There were also versions of Risk played out in fictional universes, such as Middle Earth (The Lord of the Rings), Star Wars: Clone Wars Edition, Star Wars: Original Trilogy Edition, Narnia, The Transformers Edition and Halo Wars Collector’s Edition.

Each game had its own set of rules, but the original game is still a lot of fun to play, as is.

Axis & Allies

Axis & Allies is a more elaborate version of Risk, with players taking on the role of powers during World War II. Created in 1981 by Avalon Hill and reissued by Milton Bradley in 1984, this game, which was actually older than either of those release dates, was a staple of my childhood.

Later additions to the A&A canon included Axis & Allies: Europe, Axis & Allies: Pacific Theater, Axis & Allies: 1942 and Axis & Allies: 50th Anniversary Edition (50th anniversary of Avalon Hill, I believe). I think there may have been other board games based on D-Day, the Battle of the Bulge and Guadalcanal, too.

Where the units in Risk were all the same, the big difference in Axis & Allies was you had infrantry, tanks, fighters, bombers, navies and the like. You got money for the territories you overran and could choose to use them to buy more units or research secret weapons. Unfortunately, no atom bomb was available. You would have to play Supremacy, another great strategy game of my childhood, to get that option. After nearly 30 years of gameplay, Axis & Allies is still popular and you’ll find it in stores even oday.

Diplomacy

Diplomacy is based more on diplomatic skill and social interaction than army building or strategy. You’ll definitely need to employ a strategy, but how you execute that strategy and your skills at alliance building overshadow the armies.

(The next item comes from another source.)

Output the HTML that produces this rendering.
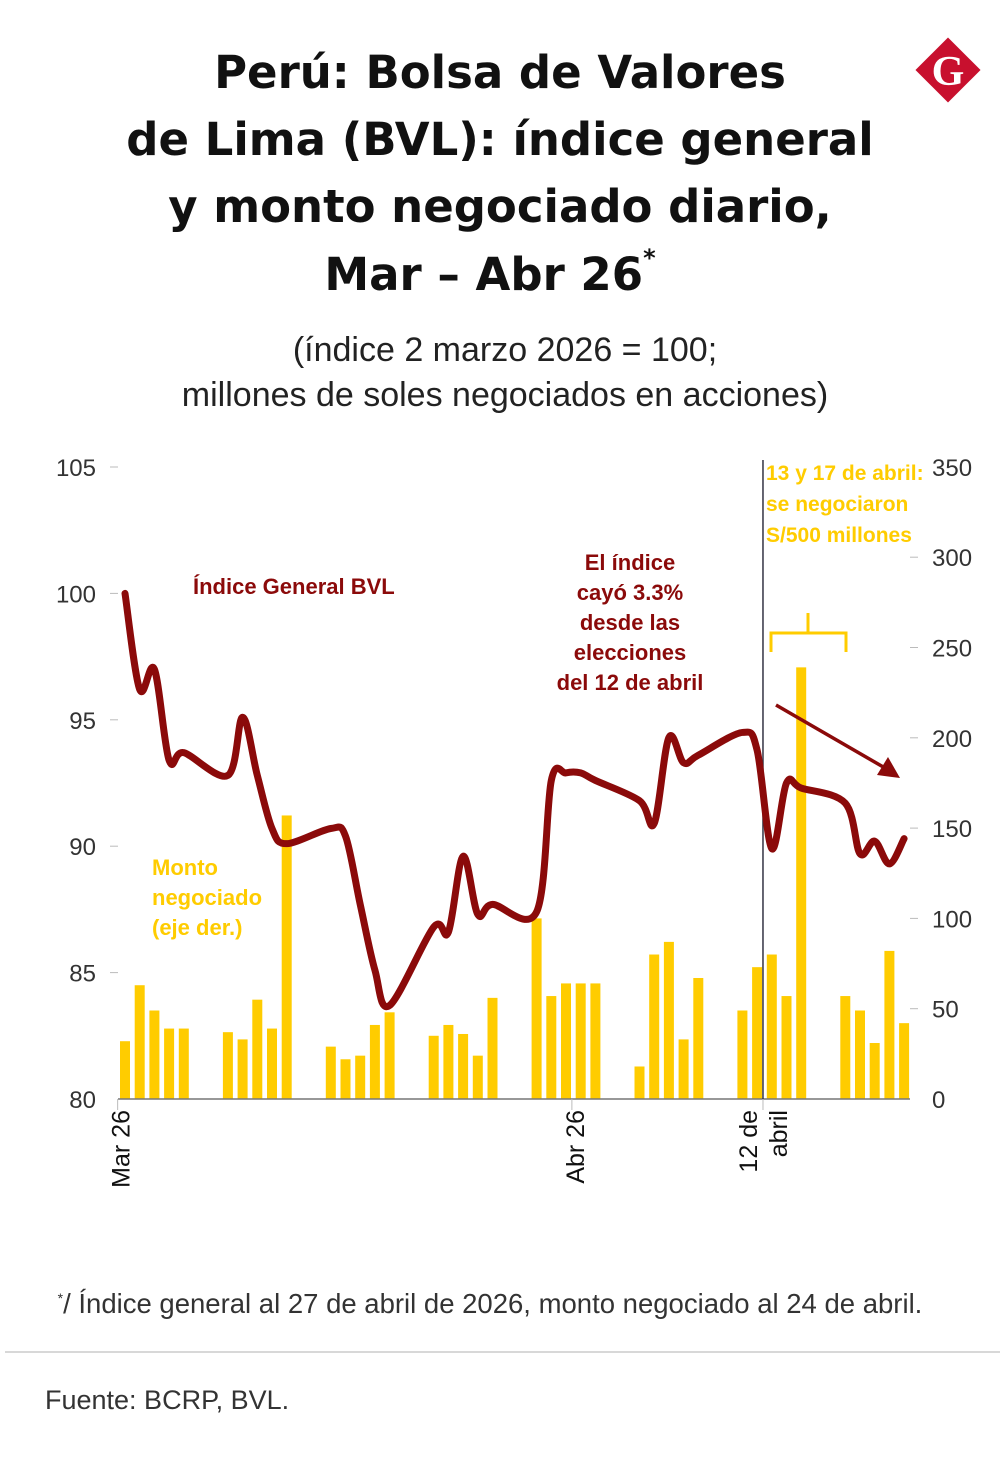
<!DOCTYPE html>
<html><head><meta charset="utf-8"><style>
body{margin:0;background:#fff;width:1001px;height:1469px;overflow:hidden;font-family:"Liberation Sans","DejaVu Sans",sans-serif}
</style></head><body>
<svg width="1001" height="1469" viewBox="0 0 1001 1469">
<g font-family="'DejaVu Sans','Liberation Sans',sans-serif" font-weight="bold" font-size="45" text-anchor="middle" fill="#111">
<text x="500" y="88">Perú: Bolsa de Valores</text>
<text x="500" y="155">de Lima (BVL): índice general</text>
<text x="500" y="222">y monto negociado diario,</text>
<text x="490" y="290">Mar – Abr 26<tspan font-size="24" dy="-24">*</tspan></text>
</g>
<g>
<rect x="925" y="47" width="46" height="46" fill="#c8102e" transform="rotate(45 948 70)"/>
<text x="948" y="85" font-family="'Liberation Serif',serif" font-weight="bold" font-size="42" fill="#fff" text-anchor="middle">G</text>
</g>
<g font-size="34" text-anchor="middle" fill="#222">
<text x="505" y="361">(índice 2 marzo 2026 = 100;</text>
<text x="505" y="406">millones de soles negociados en acciones)</text>
</g>
<g id="plot"></g>
<text x="490" y="1313" font-size="27.5" text-anchor="middle" fill="#333"><tspan font-size="14" dy="-10">*</tspan><tspan dy="10">/ Índice general al 27 de abril de 2026, monto negociado al 24 de abril.</tspan></text>
<line x1="5" y1="1352" x2="1000" y2="1352" stroke="#ccc" stroke-width="1.5"/>
<text x="45" y="1409" font-size="27" fill="#333">Fuente: BCRP, BVL.</text>
</svg>
<script>
const days = [2,3,4,5,6,9,10,11,12,13,16,17,18,19,20,23,24,25,26,27,30,31,32,33,34,37,38,39,40,41,44,45,46,47,48,51,52,53,54,55];
const volumes = [32,63,49,39,39,37,33,55,39,157,29,22,24,41,48,35,41,36,24,56,100,57,64,64,64,18,80,87,33,67,49,73,80,57,239,57,49,31,82,42];
const indexValues = [100,96.2,97.0,93.4,93.7,92.8,95.1,92.8,90.7,90.1,90.7,90.4,87.7,85.1,83.7,86.8,86.6,89.6,87.3,87.7,87.4,92.6,92.9,92.9,92.6,91.8,90.9,94.3,93.3,93.6,94.5,93.8,89.9,92.5,92.3,91.7,89.7,90.2,89.3,90.3];
const leftTicks = [80,85,90,95,100,105];
const rightTicks = [0,50,100,150,200,250,300,350];
const xTickLabels = [["Mar 26"],["Abr 26"],["12 de","abril"]];
const xTickDays = [1.5,32.4,45.4];

const NS="http://www.w3.org/2000/svg";
const plot=document.getElementById('plot');
const x=d=>125+(d-2)*14.7;
const yL=v=>1099-(v-80)*25.28;
const yR=v=>1099-v*1.806;
function mk(t,a,p){const e=document.createElementNS(NS,t);for(const k in a)e.setAttribute(k,a[k]);(p||plot).appendChild(e);return e;}
leftTicks.forEach(v=>{
 const t=mk('text',{x:96,y:yL(v)+9,'font-size':24,'text-anchor':'end',fill:'#333'});t.textContent=v;
 
 
 if(v>80){const l=mk('line',{x1:110,x2:118,y1:yL(v),y2:yL(v),stroke:'#bbb'});
 
 }
});
rightTicks.forEach(v=>{
 const t=mk('text',{x:932,y:yR(v)+9,'font-size':24,fill:'#333'});t.textContent=v;
 
 
 if(v>0&&v<350){const l=mk('line',{x1:910,x2:918,y1:yR(v),y2:yR(v),stroke:'#bbb'});
 
 }
});
volumes.forEach((v,i)=>{
 const r=mk('rect',{x:x(days[i])-5,y:yR(v),width:10,height:1099-yR(v),fill:'#FFCC00'});
 
 
});
const bl=mk('line',{x1:118,x2:910,y1:1099,y2:1099,stroke:'#777','stroke-width':1.5});


xTickDays.forEach((d,i)=>{
 const l=mk('line',{x1:x(d),x2:x(d),y1:1099,y2:1110,stroke:'#bbb'});
 
 
 const t=mk('text',{transform:`translate(${x(d)+(xTickLabels[i].length>1?-6:12)},1110) rotate(-90)`,'font-size':25,'text-anchor':'end',fill:'#111'});
 
 
 xTickLabels[i].forEach((s,j)=>{const ts=mk('tspan',{x:0,dy:j?30:0},t);ts.textContent=s;});
});
const vl=mk('line',{x1:x(45.4),x2:x(45.4),y1:460,y2:1099,stroke:'#334',"stroke-width":1.5});


const pts=days.map((d,i)=>[x(d),yL(indexValues[i])]);
let dstr=`M${pts[0][0]},${pts[0][1]}`;
for(let i=0;i<pts.length-1;i++){const p0=pts[i-1]||pts[i],p1=pts[i],p2=pts[i+1],p3=pts[i+2]||p2;
 dstr+=` C${p1[0]+(p2[0]-p0[0])/6},${p1[1]+(p2[1]-p0[1])/6} ${p2[0]-(p3[0]-p1[0])/6},${p2[1]-(p3[1]-p1[1])/6} ${p2[0]},${p2[1]}`;}
const ln=mk('path',{d:dstr,fill:'none',stroke:'#8B0A0A','stroke-width':7,'stroke-linejoin':'round','stroke-linecap':'round'});


function txt(lines,xx,yy,lh,col,name,anchor,fs){const t=mk('text',{x:xx,y:yy,'font-size':fs||22,'font-weight':'bold',fill:col,'text-anchor':anchor||'start'});
 
 
 lines.forEach((s,j)=>{const ts=mk('tspan',{x:xx,dy:j?lh:0},t);ts.textContent=s;});}
txt(['Índice General BVL'],193,594,30,'#8B0A0A','index-label');
txt(['Monto','negociado','(eje der.)'],152,875,30,'#FFCC00','volume-label');
txt(['El índice','cayó 3.3%','desde las','elecciones','del 12 de abril'],630,570,30,'#8B0A0A','drop-annotation','middle');
txt(['13 y 17 de abril:','se negociaron','S/500 millones'],766,480,31,'#FFCC00','volume-annotation','start',21);
const br=mk('path',{d:'M771,652 V633 H808 V613 M808,633 H846 V652',fill:'none',stroke:'#FFCC00','stroke-width':3});


const ar=mk('line',{x1:776,y1:705,x2:885,y2:768,stroke:'#8B0A0A','stroke-width':3.5});


const ah=mk('polygon',{points:'900,778 877,775 888,757',fill:'#8B0A0A'});


</script>
</body></html>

Backstabbing and conniving are a big part and when you betray your ally often determines who wins, so the game does a great job of making each round and each decision seem to be about the life and death of your nation-state, which are the great powers of Europe in 1900: France, Germany, Russia, Austria-Hungary, Italy, Turkey and Great Britain.

The twist is that you spend 15 minutes between each round trying to convince the other players to work with you and not against you, then all write down orders for your armies in secret, to be revealed all at the same time. Brilliant.

Warhammer

Warhammer is a wargame set in a fictional world with elves, dwarves, orcs, undead and armies of Chaos. You decide to build armies based on one of those concepts, along with human armies of the Imperium. Warhammer has been around decades, inspiring a first rate RPG and a sequel called Warhammer 40,000, set in deep space.

Warhammer 40,000 is a great wargame, too, because the elves, dwarves and orcs become space marines and so on. Warhammer is an expensive game, because of all the cool miniatures, but it’s great fun.

Puerto Rico

Imagine yourself to be a developer on the island of Puerto Rico, just the same as all the other players in the game. Then imagine your are trying to build mercantile interests, produce goods, trade them on the open market. Puerto Rico is one of the highest rated board games on one or two of the biggest online game sites. There is a card game version named San Juan which is also pretty good, too, though not as good as the board game.